— Goal of the exercise —
Pick out every line that holds the string "this" and copy it.

(Records contained in a dataset)
===

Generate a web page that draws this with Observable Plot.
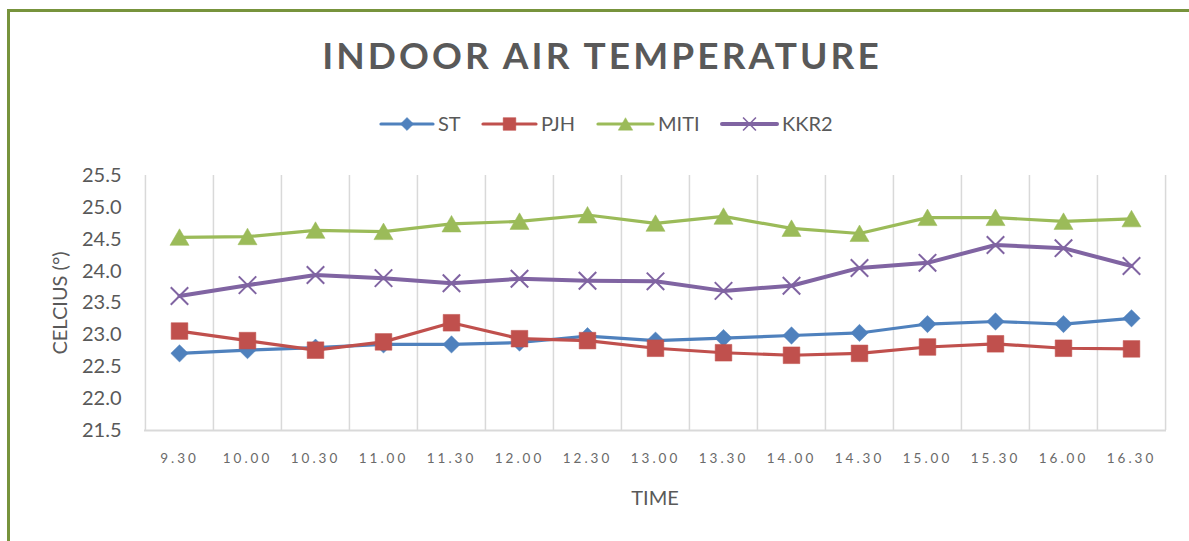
<!DOCTYPE html>
<html>
<head>
<meta charset="utf-8">
<script src="https://cdn.jsdelivr.net/npm/d3@7"></script>
<script src="https://cdn.jsdelivr.net/npm/@observablehq/plot@0.6"></script>
<style>
  html, body { margin: 0; padding: 0; background: #fff; }
  #wrap { position: relative; width: 1189px; height: 541px; overflow: hidden; background: #fff; font-family: Lato, "Open Sans", sans-serif; color: #595959; }
  .abs { position: absolute; }
  #title { left: 202px; width: 800px; top: 30px; text-align: center; font-size: 37px; font-weight: 700; letter-spacing: 3.1px; color: #595959; line-height: 50px; }
  #ylab { left: 59px; top: 303px; transform: translate(-50%, -50%) rotate(-90deg); font-size: 20px; white-space: nowrap; }
  #xlab { left: 655px; top: 497px; transform: translate(-50%, -50%); font-size: 20px; }
  #bt { left: 7px; top: 9px; width: 1182px; height: 3px; background: #77933c; }
  #bl { left: 7px; top: 9px; width: 3px; height: 532px; background: #77933c; }
</style>
</head>
<body>
<div id="wrap">
  <div id="chart" class="abs" style="left:0;top:0"></div>
  <div id="bt" class="abs"></div>
  <div id="bl" class="abs"></div>
  <div id="title" class="abs">INDOOR AIR TEMPERATURE</div>
  <div id="legend" class="abs" style="left:0;top:104px"></div>
  <div id="ylab" class="abs">CELCIUS (°)</div>
  <div id="xlab" class="abs">TIME</div>
</div>
<script>
const times = ["9.30","10.00","10.30","11.00","11.30","12.00","12.30","13.00","13.30","14.00","14.30","15.00","15.30","16.00","16.30"];
const seriesNames = ["ST","PJH","MITI","KKR2"];
const seriesColors = ["#4f81bd","#c0504d","#9bbb59","#8064a2"];
const st   = [22.71,22.76,22.80,22.85,22.85,22.88,22.98,22.91,22.95,22.99,23.03,23.17,23.21,23.17,23.26];
const pjh  = [23.06,22.91,22.76,22.89,23.19,22.94,22.91,22.79,22.72,22.68,22.71,22.81,22.86,22.79,22.78];
const miti = [24.53,24.54,24.64,24.62,24.74,24.78,24.88,24.75,24.86,24.67,24.59,24.84,24.84,24.78,24.82];
const kkr2 = [23.61,23.78,23.94,23.89,23.81,23.88,23.85,23.84,23.69,23.77,24.05,24.13,24.41,24.36,24.08];
const yTicks = [21.5,22.0,22.5,23.0,23.5,24.0,24.5,25.0,25.5];

const seriesValues = [st, pjh, miti, kkr2];
const W = 1189, H = 541, ML = 144, MR = 23, MT = 175, MB = 111;
const step = (W - ML - MR) / times.length;

const symbols = [d3.symbolDiamond2, d3.symbolSquare, d3.symbolTriangle, d3.symbolTimes];
const symR = [7.8, 9.4, 7.1, 8.0];
const lineW = [3.2, 3.2, 3.2, 4];

const marks = [
  Plot.ruleX(times, {dx: -step / 2, stroke: "#d9d9d9", strokeWidth: 1.5}),
  Plot.ruleX([times[times.length - 1]], {dx: step / 2, stroke: "#d9d9d9", strokeWidth: 1.5}),
  Plot.ruleY([yTicks[0]], {stroke: "#d9d9d9", strokeWidth: 2}),
  Plot.axisY({ticks: yTicks, tickSize: 0, tickPadding: 23, tickFormat: d3.format(".1f"), fontSize: 20, label: null, fill: "#595959"}),
  Plot.axisX({tickSize: 0, tickPadding: 23, fontSize: 13.5, label: null, fill: "#6a6a6a"})
];
seriesNames.forEach((name, i) => {
  const rows = times.map((t, j) => ({time: t, value: seriesValues[i][j]}));
  marks.push(Plot.line(rows, {x: "time", y: "value", stroke: seriesColors[i], strokeWidth: lineW[i]}));
});
seriesNames.forEach((name, i) => {
  const rows = times.map((t, j) => ({time: t, value: seriesValues[i][j]}));
  const opts = {x: "time", y: "value", symbol: symbols[i], r: symR[i], stroke: seriesColors[i]};
  if (i === 3) { opts.fill = "none"; opts.strokeWidth = 2; }
  else { opts.fill = seriesColors[i]; opts.strokeWidth = 0.5; }
  if (i === 2) opts.dy = 2.5;
  marks.push(Plot.dot(rows, opts));
});

const chart = Plot.plot({
  width: W, height: H,
  marginLeft: ML, marginRight: MR, marginTop: MT, marginBottom: MB,
  style: {fontFamily: "Lato, 'Open Sans', sans-serif", background: "transparent", color: "#595959"},
  x: {type: "point", domain: times, padding: 0.5},
  y: {domain: [21.5, 25.5]},
  marks
});
chart.querySelectorAll('[aria-label="x-axis tick label"] text').forEach(t => t.style.letterSpacing = "3px");
document.getElementById("chart").appendChild(chart);

// legend
const leg = d3.select("#legend").append("svg").attr("width", W).attr("height", 40);
const legX = [381, 483, 598, 722];
const legLen = [52, 53, 55, 55];
const legSym = [110, 160, 90, 110];
seriesNames.forEach((name, i) => {
  const g = leg.append("g");
  const x0 = legX[i], x1 = legX[i] + legLen[i], cy = 20;
  g.append("line").attr("x1", x0).attr("x2", x1).attr("y1", cy).attr("y2", cy)
    .attr("stroke", seriesColors[i]).attr("stroke-width", lineW[i]).attr("stroke-linecap", "round");
  g.append("path").attr("d", d3.symbol(symbols[i], legSym[i])())
    .attr("transform", `translate(${(x0 + x1) / 2},${cy + (i === 2 ? 2 : 0)})`)
    .attr("fill", i === 3 ? "none" : seriesColors[i])
    .attr("stroke", seriesColors[i]).attr("stroke-width", i === 3 ? 1.6 : 0.5);
  g.append("text").attr("x", x1 + 5).attr("y", cy).attr("dy", "0.36em")
    .attr("font-size", 20).attr("fill", "#595959").attr("font-family", "Lato, 'Open Sans', sans-serif")
    .text(name);
});
</script>
</body>
</html>
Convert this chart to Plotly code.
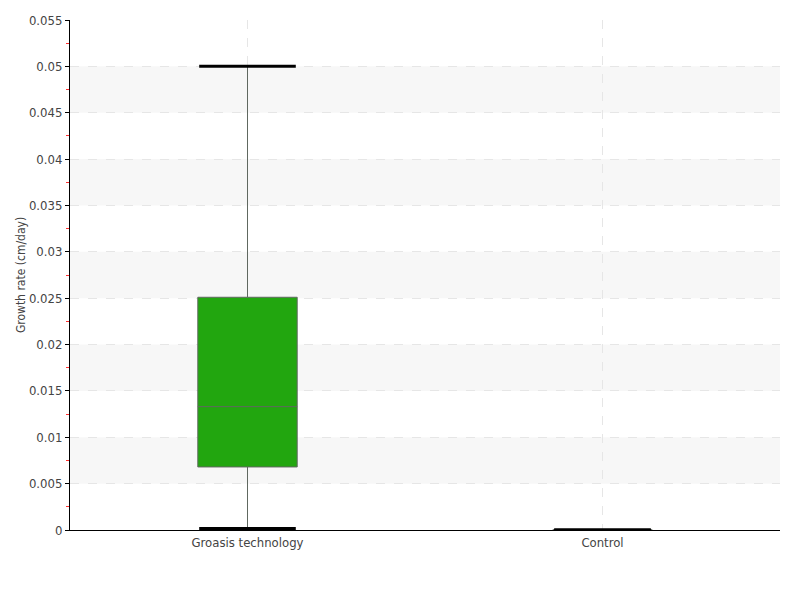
import plotly.graph_objects as go

categories = ["Groasis technology", "Control"]
lower = [0.00015, 0.0]
q1 = [0.0068, 0.0]
median = [0.0133, 0.0]
q3 = [0.0251, 0.0]
upper = [0.05, 0.0]
y_ticks = [0, 0.005, 0.01, 0.015, 0.02, 0.025, 0.03, 0.035, 0.04, 0.045, 0.05, 0.055]

FONT = "Liberation Sans Narrow, DejaVu Sans Condensed, sans-serif"

fig = go.Figure()
fig.add_trace(go.Box(
    x=categories, q1=q1, median=median, q3=q3,
    lowerfence=lower, upperfence=upper,
    fillcolor="#22a60f", line=dict(color="#606860", width=1),
    width=0.28, whiskerwidth=0, showlegend=False, boxpoints=False,
))
# whisker caps
fig.add_trace(go.Scatter(
    x=categories + categories, y=upper + lower, mode="markers",
    marker=dict(symbol="line-ew", size=69, line=dict(color="black", width=3)),
    showlegend=False, hoverinfo="skip",
))

# alternating bands
for i in range(1, len(y_ticks) - 1, 2):
    fig.add_shape(type="rect", xref="paper", yref="y", x0=0, x1=1,
                  y0=y_ticks[i], y1=y_ticks[i + 1], fillcolor="#f7f7f7",
                  line_width=0, layer="below")

fig.update_layout(
    width=800, height=600, plot_bgcolor="white", paper_bgcolor="white",
    margin=dict(l=62, r=28, t=12, b=78),
    font=dict(family=FONT, color="#444", size=13),
)
fig.update_xaxes(
    type="category", range=[-0.5, 1.5], automargin=False,
    showline=True, linecolor="black", linewidth=1,
    showgrid=True, gridcolor="#e6e6e6", griddash="dash",
    ticks="", tickfont=dict(size=13, color="#444"),
)
fig.update_yaxes(
    range=[0, 0.055], tickvals=y_ticks, ticktext=[f"{v:g}" for v in y_ticks],
    automargin=False,
    showline=True, linecolor="black", linewidth=1,
    showgrid=True, gridcolor="#e6e6e6", griddash="dash", zeroline=False,
    ticks="outside", ticklen=4, tickcolor="black",
    minor=dict(ticks="outside", ticklen=3, tickcolor="#ff3030", dtick=0.0025, tick0=0.0025, showgrid=False),
    title=dict(text="Growth rate (cm/day)", font=dict(size=12, color="#444"), standoff=0),
    tickfont=dict(size=13, color="#444"),
)
fig.write_html("out.html")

===

— Final result —
Generate a web page that draws this with Observable Plot.
Convert this chart to Plotly code.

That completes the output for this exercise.